La encíclica de Pacelli contiene numerosas insinuaciones antinazis, pero nunca su condena explícita; tampoco, la repulsa de los campos de concentración. Y es que Pío XII, a pesar de la cacareada perspicacia e inteligencia con que se le ha caracterizado, albergaba ingenuamente la idea de que, no sólo los treinta millones de católicos alemanes, sino la cultura y las tradiciones de Alemania, representaban una garantía y una esperanza de la reflexión y la moderación. Para Pío XII era imposible que Hitler -por cierto, también católico-, y sus secuaces pudieran cometer semejantes crímenes contra la humanidad. Parece como si el Espíritu Santo hubiese estado en paro…

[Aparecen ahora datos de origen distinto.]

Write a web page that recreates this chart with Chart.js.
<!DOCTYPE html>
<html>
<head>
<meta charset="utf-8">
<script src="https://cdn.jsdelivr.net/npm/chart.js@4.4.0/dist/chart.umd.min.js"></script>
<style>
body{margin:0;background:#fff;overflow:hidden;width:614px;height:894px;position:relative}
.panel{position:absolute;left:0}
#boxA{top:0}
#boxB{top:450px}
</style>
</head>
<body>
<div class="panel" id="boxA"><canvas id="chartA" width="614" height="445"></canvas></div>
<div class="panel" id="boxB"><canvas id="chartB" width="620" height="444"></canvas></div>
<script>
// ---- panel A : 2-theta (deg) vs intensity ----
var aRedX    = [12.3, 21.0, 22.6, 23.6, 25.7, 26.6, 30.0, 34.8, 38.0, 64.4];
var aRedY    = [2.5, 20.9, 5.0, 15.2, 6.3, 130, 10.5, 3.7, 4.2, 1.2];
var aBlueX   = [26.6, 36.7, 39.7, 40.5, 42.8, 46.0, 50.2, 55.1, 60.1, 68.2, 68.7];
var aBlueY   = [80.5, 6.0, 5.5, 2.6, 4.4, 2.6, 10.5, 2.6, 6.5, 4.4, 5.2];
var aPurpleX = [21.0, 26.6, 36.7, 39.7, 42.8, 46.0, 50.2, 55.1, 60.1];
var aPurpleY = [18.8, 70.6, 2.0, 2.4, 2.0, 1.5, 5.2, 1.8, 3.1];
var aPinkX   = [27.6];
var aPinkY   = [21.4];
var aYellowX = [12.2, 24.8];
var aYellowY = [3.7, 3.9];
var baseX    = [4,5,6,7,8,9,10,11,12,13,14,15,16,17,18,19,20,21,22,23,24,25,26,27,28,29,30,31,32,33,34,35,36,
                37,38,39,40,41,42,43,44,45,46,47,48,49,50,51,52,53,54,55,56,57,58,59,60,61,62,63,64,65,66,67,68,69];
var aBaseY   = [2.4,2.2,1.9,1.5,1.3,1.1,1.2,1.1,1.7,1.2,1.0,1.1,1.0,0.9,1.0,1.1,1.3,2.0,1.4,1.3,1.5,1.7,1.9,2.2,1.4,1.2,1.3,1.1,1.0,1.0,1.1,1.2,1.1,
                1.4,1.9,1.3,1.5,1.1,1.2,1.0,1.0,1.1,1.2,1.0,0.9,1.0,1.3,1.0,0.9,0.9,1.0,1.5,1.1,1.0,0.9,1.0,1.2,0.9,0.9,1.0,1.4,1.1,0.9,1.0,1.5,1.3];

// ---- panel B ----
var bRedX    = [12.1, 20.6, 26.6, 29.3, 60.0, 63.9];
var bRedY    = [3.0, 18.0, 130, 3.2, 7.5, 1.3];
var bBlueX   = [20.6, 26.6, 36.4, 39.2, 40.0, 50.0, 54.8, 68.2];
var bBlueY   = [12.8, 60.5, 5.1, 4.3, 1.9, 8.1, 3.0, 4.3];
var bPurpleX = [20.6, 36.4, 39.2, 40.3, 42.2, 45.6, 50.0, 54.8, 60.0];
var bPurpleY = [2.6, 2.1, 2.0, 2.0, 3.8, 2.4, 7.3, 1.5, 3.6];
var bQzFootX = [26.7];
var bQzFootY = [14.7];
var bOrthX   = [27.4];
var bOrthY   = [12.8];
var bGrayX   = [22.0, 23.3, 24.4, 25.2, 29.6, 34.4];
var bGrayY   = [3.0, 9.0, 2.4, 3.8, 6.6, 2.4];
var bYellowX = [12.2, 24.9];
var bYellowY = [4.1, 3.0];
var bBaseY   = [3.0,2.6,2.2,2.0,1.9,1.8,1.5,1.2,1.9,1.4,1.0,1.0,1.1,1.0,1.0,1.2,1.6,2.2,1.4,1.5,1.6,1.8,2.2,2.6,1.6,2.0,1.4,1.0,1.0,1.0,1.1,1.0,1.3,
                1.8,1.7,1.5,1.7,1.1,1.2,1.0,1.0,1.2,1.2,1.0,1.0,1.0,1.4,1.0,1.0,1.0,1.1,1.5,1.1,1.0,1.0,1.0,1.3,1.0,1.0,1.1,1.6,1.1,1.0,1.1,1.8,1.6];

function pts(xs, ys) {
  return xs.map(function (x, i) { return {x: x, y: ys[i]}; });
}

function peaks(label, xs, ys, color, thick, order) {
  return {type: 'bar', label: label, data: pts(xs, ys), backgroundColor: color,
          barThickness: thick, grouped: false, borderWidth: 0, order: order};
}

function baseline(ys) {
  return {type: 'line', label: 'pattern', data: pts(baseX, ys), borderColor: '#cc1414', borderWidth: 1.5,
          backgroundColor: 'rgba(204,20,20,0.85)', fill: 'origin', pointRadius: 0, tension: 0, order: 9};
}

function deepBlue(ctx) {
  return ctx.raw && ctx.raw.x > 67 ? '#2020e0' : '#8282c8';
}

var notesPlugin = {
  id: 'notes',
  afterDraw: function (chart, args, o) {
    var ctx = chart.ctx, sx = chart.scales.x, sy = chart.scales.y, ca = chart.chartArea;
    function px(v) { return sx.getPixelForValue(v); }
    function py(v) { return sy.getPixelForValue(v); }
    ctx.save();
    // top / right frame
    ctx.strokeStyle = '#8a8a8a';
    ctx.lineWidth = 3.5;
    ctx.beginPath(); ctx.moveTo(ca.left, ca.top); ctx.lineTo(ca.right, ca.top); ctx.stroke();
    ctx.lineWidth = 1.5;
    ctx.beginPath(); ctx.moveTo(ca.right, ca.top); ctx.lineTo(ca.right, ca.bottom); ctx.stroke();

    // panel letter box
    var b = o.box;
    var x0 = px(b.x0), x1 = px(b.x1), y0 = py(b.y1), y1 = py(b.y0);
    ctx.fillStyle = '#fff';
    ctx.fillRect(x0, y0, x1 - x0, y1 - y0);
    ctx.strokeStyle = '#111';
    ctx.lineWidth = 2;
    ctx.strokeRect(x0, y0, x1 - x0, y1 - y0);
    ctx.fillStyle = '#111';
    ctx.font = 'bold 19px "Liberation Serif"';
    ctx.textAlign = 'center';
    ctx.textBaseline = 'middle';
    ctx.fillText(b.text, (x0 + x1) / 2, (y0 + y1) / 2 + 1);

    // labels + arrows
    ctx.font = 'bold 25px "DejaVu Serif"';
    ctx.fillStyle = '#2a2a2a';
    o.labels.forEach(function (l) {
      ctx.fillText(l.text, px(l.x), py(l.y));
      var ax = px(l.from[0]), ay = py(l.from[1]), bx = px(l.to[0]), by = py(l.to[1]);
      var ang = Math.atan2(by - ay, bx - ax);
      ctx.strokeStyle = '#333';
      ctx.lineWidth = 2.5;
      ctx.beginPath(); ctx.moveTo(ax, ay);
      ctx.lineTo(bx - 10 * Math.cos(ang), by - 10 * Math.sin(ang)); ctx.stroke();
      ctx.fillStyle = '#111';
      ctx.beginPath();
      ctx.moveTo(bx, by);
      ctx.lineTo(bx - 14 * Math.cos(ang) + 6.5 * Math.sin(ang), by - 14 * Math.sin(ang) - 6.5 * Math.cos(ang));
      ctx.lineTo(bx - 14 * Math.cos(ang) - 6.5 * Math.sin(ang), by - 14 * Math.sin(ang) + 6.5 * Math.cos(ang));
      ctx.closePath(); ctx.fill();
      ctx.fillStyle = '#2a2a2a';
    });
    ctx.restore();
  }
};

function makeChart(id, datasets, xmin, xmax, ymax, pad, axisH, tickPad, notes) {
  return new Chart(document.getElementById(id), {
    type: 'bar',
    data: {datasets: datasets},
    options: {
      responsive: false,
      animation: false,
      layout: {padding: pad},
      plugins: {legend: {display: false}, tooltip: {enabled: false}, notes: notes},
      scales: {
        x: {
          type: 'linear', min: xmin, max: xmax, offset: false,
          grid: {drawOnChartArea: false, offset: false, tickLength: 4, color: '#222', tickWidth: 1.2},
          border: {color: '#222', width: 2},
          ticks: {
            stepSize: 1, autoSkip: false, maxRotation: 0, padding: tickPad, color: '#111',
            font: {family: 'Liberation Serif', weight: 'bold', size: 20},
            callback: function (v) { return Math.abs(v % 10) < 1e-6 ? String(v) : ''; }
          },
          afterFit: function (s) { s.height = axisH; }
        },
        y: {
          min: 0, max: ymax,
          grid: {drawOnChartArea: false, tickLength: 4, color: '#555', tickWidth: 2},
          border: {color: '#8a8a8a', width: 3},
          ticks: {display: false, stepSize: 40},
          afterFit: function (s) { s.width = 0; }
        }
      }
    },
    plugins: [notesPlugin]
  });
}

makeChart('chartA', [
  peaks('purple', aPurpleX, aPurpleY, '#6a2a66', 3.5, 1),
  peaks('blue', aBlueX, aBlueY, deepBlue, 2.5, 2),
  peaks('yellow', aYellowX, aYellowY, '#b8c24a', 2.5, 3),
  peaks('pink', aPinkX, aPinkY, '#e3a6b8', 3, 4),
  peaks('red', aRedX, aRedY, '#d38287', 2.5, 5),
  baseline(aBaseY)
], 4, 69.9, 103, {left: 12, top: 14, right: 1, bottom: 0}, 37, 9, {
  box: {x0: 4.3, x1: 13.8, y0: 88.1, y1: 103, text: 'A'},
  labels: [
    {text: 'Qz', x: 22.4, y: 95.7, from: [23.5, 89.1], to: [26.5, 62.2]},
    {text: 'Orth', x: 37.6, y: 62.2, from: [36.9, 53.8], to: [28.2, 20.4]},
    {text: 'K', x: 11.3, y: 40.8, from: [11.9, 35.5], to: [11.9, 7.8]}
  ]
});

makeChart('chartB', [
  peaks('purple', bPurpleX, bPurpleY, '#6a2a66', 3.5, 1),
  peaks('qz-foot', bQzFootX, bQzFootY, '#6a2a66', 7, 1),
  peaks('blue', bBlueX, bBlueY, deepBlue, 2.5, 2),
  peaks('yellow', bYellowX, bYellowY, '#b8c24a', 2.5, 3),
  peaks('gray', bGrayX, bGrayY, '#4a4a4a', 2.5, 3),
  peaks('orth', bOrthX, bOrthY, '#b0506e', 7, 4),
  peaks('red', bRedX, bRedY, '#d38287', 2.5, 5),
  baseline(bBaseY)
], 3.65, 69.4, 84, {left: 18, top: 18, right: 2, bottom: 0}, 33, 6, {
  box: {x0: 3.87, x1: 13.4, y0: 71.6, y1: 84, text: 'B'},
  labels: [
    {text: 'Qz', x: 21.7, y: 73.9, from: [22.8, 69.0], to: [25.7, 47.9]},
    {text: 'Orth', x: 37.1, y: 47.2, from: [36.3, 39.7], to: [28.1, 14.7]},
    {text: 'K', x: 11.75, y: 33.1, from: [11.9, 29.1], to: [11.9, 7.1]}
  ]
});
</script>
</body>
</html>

Durante todo el tiempo que duró su papado, a Pío XII no se le oyó jamás una palabra contra el nazismo ni, menos aún, contra los campos de concentración. No solamente eso. En 1942, cuando Europa era un clamor, del que formaron coro cardenales y obispos católicos, contra las masacres de millones de personas, Pío XII, en el mensaje radiofónico pronunciado en la Navidad de ese año, hizo oídos sordos a tales lamentos. En su discurso, no aparece ni la palabra judío ni la palabra nazi. Ni, por supuesto, una condena del exterminio que se estaba llevando adelante con premeditación y alevosía por parte del nazismo.
La verdad es que, si se hace un balance de sus intervenciones públicas, topamos con la agria evidencia de que, al final de la guerra, Pío XII no condenó nada: ni el bombardeo alemán de Londres, ni el aliado de Dresde y de los demás objetivos de Alemania; ni, más tarde, el de Hiroshima y Nagasaki.
El calificaría su actitud de «imparcialidad». Algunos la adjetivaron de cínica, cómoda, egoísta y criminal.
Adjetívese como se quiera. Lo cierto es que se trata de una imparcialidad que, además de igualar a víctimas con verdugos, da mucho mal que pensar. Porque, ¿desde cuándo la imparcialidad es incompatible con la acción de condenar al verdugo y al asesino de víctimas inocentes?
Con este antecedente, no extrañará que Pío XII se convirtiera en Avenida. Pío XII será emblema de quienes nunca condenarían los crímenes del franquismo. El silogismo es muy simple. Si el papa de la imparcialidad no condenó el nazismo, ¿por qué diantres Sanz, Barcina, Del Burgo y demás conmilitones upeneros han de condenar las atrocidades del régimen franquista antes, durante y después de la guerra?
Eso iría contra la imparcialidad histórica. La de Pío XII, claro.